Build Your Command Center

Trying to manage multiple projects at once often feels like spinning plates. You know the feeling—the second you look away from one, you’re sure another is about to come crashing down. That constant shuffle between different tasks, deadlines, and teams is mentally draining and a perfect recipe for costly mistakes. The problem isn’t that you’re not working hard enough; it’s that you lack a single, unified perspective.

A single source of truth is your command center. This is way more than just another to-do list; it’s a high-level dashboard where you can see all project statuses, critical deadlines, and who’s working on what, all in one place. It puts an end to digging through endless emails, messy spreadsheets, and a dozen different apps just to get the big picture.
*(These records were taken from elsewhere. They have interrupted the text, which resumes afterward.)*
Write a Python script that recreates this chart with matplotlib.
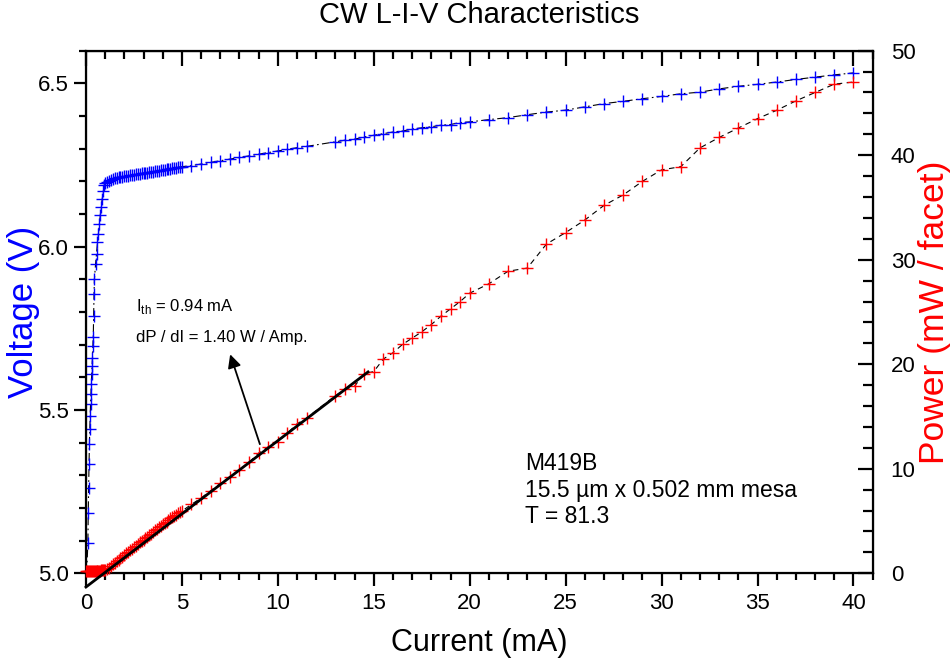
import numpy as np
import matplotlib
matplotlib.use('Agg')
import matplotlib.pyplot as plt
from matplotlib.ticker import MultipleLocator

plt.rcParams['font.family'] = ['Liberation Sans', 'DejaVu Sans']
plt.rcParams['mathtext.fontset'] = 'custom'
plt.rcParams['mathtext.rm'] = 'Liberation Sans'

# ---- data ----
# voltage sweep (sub-threshold, then shared grid with power)
i_sub_v = [0.00, 0.10, 0.12, 0.14, 0.16, 0.18, 0.20, 0.22, 0.24, 0.26, 0.28, 0.30, 0.32, 0.34,
           0.36, 0.38, 0.40, 0.42, 0.44, 0.50, 0.55, 0.60, 0.65, 0.70, 0.75, 0.80, 0.85, 0.90, 0.95]
v_sub = [4.95, 5.092, 5.186, 5.262, 5.336, 5.397, 5.442, 5.482, 5.519, 5.549, 5.580, 5.610, 5.635,
         5.659, 5.696, 5.723, 5.787, 5.854, 5.900, 5.946, 5.979, 6.013, 6.040, 6.068, 6.098, 6.122,
         6.147, 6.171, 6.189]

# light output below threshold
i_sub_p = [0.00, 0.05, 0.10, 0.15, 0.20, 0.25, 0.30, 0.35, 0.40, 0.45, 0.50, 0.55, 0.60, 0.65,
           0.70, 0.75, 0.80, 0.85, 0.90, 0.95]
p_sub = [0.2, 0.2, 0.2, 0.2, 0.2, 0.2, 0.2, 0.2, 0.2, 0.2, 0.2, 0.2, 0.2, 0.2,
         0.25, 0.25, 0.3, 0.3, 0.3, 0.3]

# above threshold: current grid shared by V and P
current = [1.0, 1.1, 1.2, 1.3, 1.4, 1.5, 1.6, 1.7, 1.8, 1.9, 2.0, 2.1, 2.2, 2.3, 2.4, 2.5, 2.6, 2.7,
           2.8, 2.9, 3.0, 3.1, 3.2, 3.3, 3.4, 3.5, 3.6, 3.7, 3.8, 3.9, 4.0, 4.1, 4.2, 4.3, 4.4, 4.5,
           4.6, 4.7, 4.8, 4.9, 5.0,
           5.5, 6.0, 6.5, 7.0, 7.5, 8.0, 8.5, 9.0, 9.5, 10.0, 10.5, 11.0, 11.5,
           13.0, 13.5, 14.0, 14.5, 15.0, 15.5, 16.0, 16.5, 17.0, 17.5, 18.0, 18.5, 19.0, 19.5, 20.0,
           21, 22, 23, 24, 25, 26, 27, 28, 29, 30, 31, 32, 33, 34, 35, 36, 37, 38, 39, 40]
voltage = [6.195, 6.199, 6.202, 6.205, 6.207, 6.209, 6.211, 6.212, 6.213, 6.214, 6.215, 6.216,
           6.217, 6.218, 6.219, 6.220, 6.221, 6.222, 6.223, 6.224, 6.225, 6.226, 6.227, 6.228,
           6.229, 6.230, 6.231, 6.232, 6.233, 6.234, 6.235, 6.236, 6.237, 6.238, 6.239, 6.240,
           6.241, 6.242, 6.243, 6.244, 6.245,
           6.248, 6.253, 6.258, 6.263, 6.268, 6.273, 6.278, 6.283, 6.288, 6.293, 6.298, 6.303, 6.307,
           6.321, 6.326, 6.329, 6.336, 6.341, 6.346, 6.351, 6.354, 6.360, 6.364, 6.367, 6.372,
           6.374, 6.380, 6.382,
           6.389, 6.395, 6.404, 6.412, 6.418, 6.428, 6.438, 6.445, 6.453, 6.460, 6.468, 6.473,
           6.483, 6.491, 6.497, 6.504, 6.512, 6.519, 6.526, 6.532]
power = [0.3, 0.4, 0.55, 0.7, 0.85, 1.0, 1.15, 1.3, 1.45, 1.6, 1.75, 1.9, 2.05, 2.2, 2.35, 2.5,
         2.65, 2.8, 2.95, 3.1, 3.2, 3.35, 3.5, 3.65, 3.8, 3.95, 4.1, 4.25, 4.4, 4.55, 4.7, 4.8,
         4.95, 5.1, 5.25, 5.4, 5.5, 5.6, 5.75, 5.85, 5.95,
         6.6, 7.2, 7.9, 8.6, 9.2, 9.9, 10.6, 11.5, 12.1, 12.6, 13.4, 14.3, 14.85,
         17.0, 17.6, 17.9, 19.1, 19.3, 20.5, 21.1, 21.9, 22.5, 23.1, 23.8, 24.6, 25.3, 26.0, 26.8,
         27.7, 28.9, 29.2, 31.5, 32.6, 33.8, 35.2, 36.2, 37.5, 38.6, 38.9, 40.7, 41.7, 42.6, 43.5,
         44.3, 45.2, 46.0, 46.8, 47.0]

# linear fit shown on the plot
i_th = 0.94        # mA
slope = 1.40       # mW / mA
fit_end = 14.7     # mA

# ---- figure ----
fig = plt.figure(figsize=(9.53, 6.6), dpi=100)
ax = fig.add_axes([0.0902, 0.1314, 0.8255, 0.7918])
ax2 = ax.twinx()

iv = i_sub_v + current
vv = v_sub + voltage
ip = i_sub_p + current
pp = p_sub + power

ax.plot(iv, vv, color='k', lw=0.8, ls=(0, (7, 3, 1.5, 3)), zorder=2)
ax.plot(iv, vv, ls='none', marker='+', ms=8, mew=1.0, color='#0000ff', zorder=3)

ax2.plot(ip, pp, color='k', lw=0.8, ls=(0, (5, 4)), zorder=2)
ax2.plot(ip, pp, ls='none', marker='+', ms=8, mew=1.0, color='#ff0000', zorder=3, clip_on=False)
ax2.plot([0, fit_end], [slope * (0 - i_th), slope * (fit_end - i_th)], color='k', lw=2.0,
         zorder=4, clip_on=False)

ax.set_xlim(0, 41.0)
ax.set_ylim(5.0, 6.6)
ax2.set_ylim(0, 50)

for s in ax.spines.values():
    s.set_linewidth(1.6)
ax.xaxis.set_major_locator(MultipleLocator(5))
ax.xaxis.set_minor_locator(MultipleLocator(1))
ax.yaxis.set_major_locator(MultipleLocator(0.5))
ax.yaxis.set_minor_locator(MultipleLocator(0.1))
ax.yaxis.set_major_formatter(matplotlib.ticker.FormatStrFormatter('%.1f'))
ax2.yaxis.set_major_locator(MultipleLocator(10))
ax2.yaxis.set_minor_locator(MultipleLocator(2))

ax.tick_params(axis='both', which='major', direction='out', length=9, width=1.6, labelsize=16)
ax.tick_params(axis='both', which='minor', direction='out', length=5, width=1.6)
ax.tick_params(axis='x', pad=5)
ax.tick_params(axis='y', right=False)
ax2.tick_params(axis='y', which='major', direction='in', length=11, width=1.6, labelsize=16,
                left=False, pad=13)
ax2.tick_params(axis='y', which='minor', direction='in', length=7, width=1.6, left=False)

top = ax.secondary_xaxis('top')
top.xaxis.set_major_locator(MultipleLocator(5))
top.xaxis.set_minor_locator(MultipleLocator(1))
top.tick_params(which='major', direction='in', length=11, width=1.6, labeltop=False)
top.tick_params(which='minor', direction='in', length=6, width=1.6)

ax.set_xlabel('Current (mA)', fontsize=22, labelpad=10)
ax.set_ylabel('Voltage (V)', fontsize=25, color='#0000ff')
ax.yaxis.set_label_coords(-0.058, 0.5)
ax2.set_ylabel('Power (mW / facet)', fontsize=25.5, color='#ff0000', labelpad=2)
ax.set_title('CW L-I-V Characteristics', fontsize=21, pad=20)

ax.text(0.064, 0.51, r'I$_{\rm th}$ = 0.94 mA', transform=ax.transAxes, fontsize=12, va='center')
ax.text(0.064, 0.452, 'dP / dI = 1.40 W / Amp.', transform=ax.transAxes, fontsize=12, va='center')
ax2.annotate('', xy=(7.47, 21.2), xytext=(9.11, 12.1),
             arrowprops=dict(arrowstyle='-|>', color='k', lw=1.3, mutation_scale=20))

ax.text(0.558, 0.232, 'M419B\n15.5 \u00b5m x 0.502 mm mesa\nT = 81.3', transform=ax.transAxes,
        fontsize=16.5, va='top', ha='left', linespacing=1.2)

fig.savefig('out.png', dpi=100)
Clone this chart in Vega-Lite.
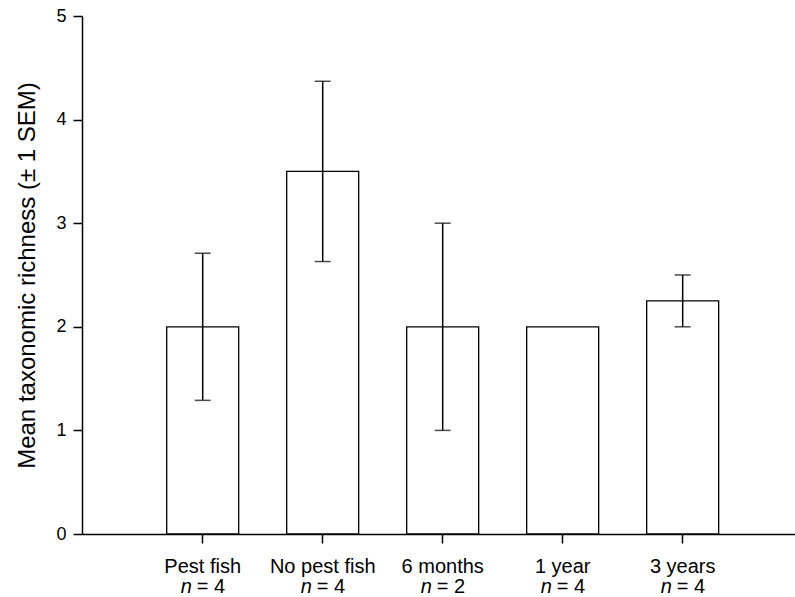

In fact, with around 85% of project managers juggling multiple projects at the same time, a centralized system isn’t just a nice-to-have, it’s essential for survival.

The benefits of setting up this command center are pretty much immediate:

  • Total Visibility: You can instantly spot which projects are cruising along, which are flashing red, and where your team members might be overextended.
  • Reduced Mental Load: By getting all the project details out of your head and into a system, you free up your brain to focus on actual problem-solving and strategy, not just remembering what’s next.
  • Smarter Decision-Making: When you have a clear, real-time overview, you can make informed calls about priorities and resource shifts based on actual data, not just gut feelings.

Core Components of a Multi-Project Master Plan

Building your command center requires a few key ingredients. This table breaks down the essential components that form the backbone of an effective multi-project management system.

Component Purpose Example Action
High-Level Timelines To visualize key milestones and deadlines for all projects on a single calendar or Gantt chart. Plot the launch dates for Project A, B, and C to see them relative to each other.
Resource Allocation To see who is assigned to which tasks across all projects, preventing overloads and burnout. Create a view showing that your lead designer is booked for two major tasks next week.
Centralized Task List To aggregate all individual tasks from every project into one master view, filterable by project. Pull all “In Progress” tasks from every team’s board into a single dashboard widget.
Risk & Blocker Log To track potential issues, dependencies, and roadblocks that could impact any of the projects. Flag a potential budget overrun in Project B that might delay hiring for Project D.
Status Dashboard To provide a quick, at-a-glance summary of each project’s health (e.g., On Track, At Risk, Delayed). Use color-coded statuses (Green, Yellow, Red) for each project on your main screen.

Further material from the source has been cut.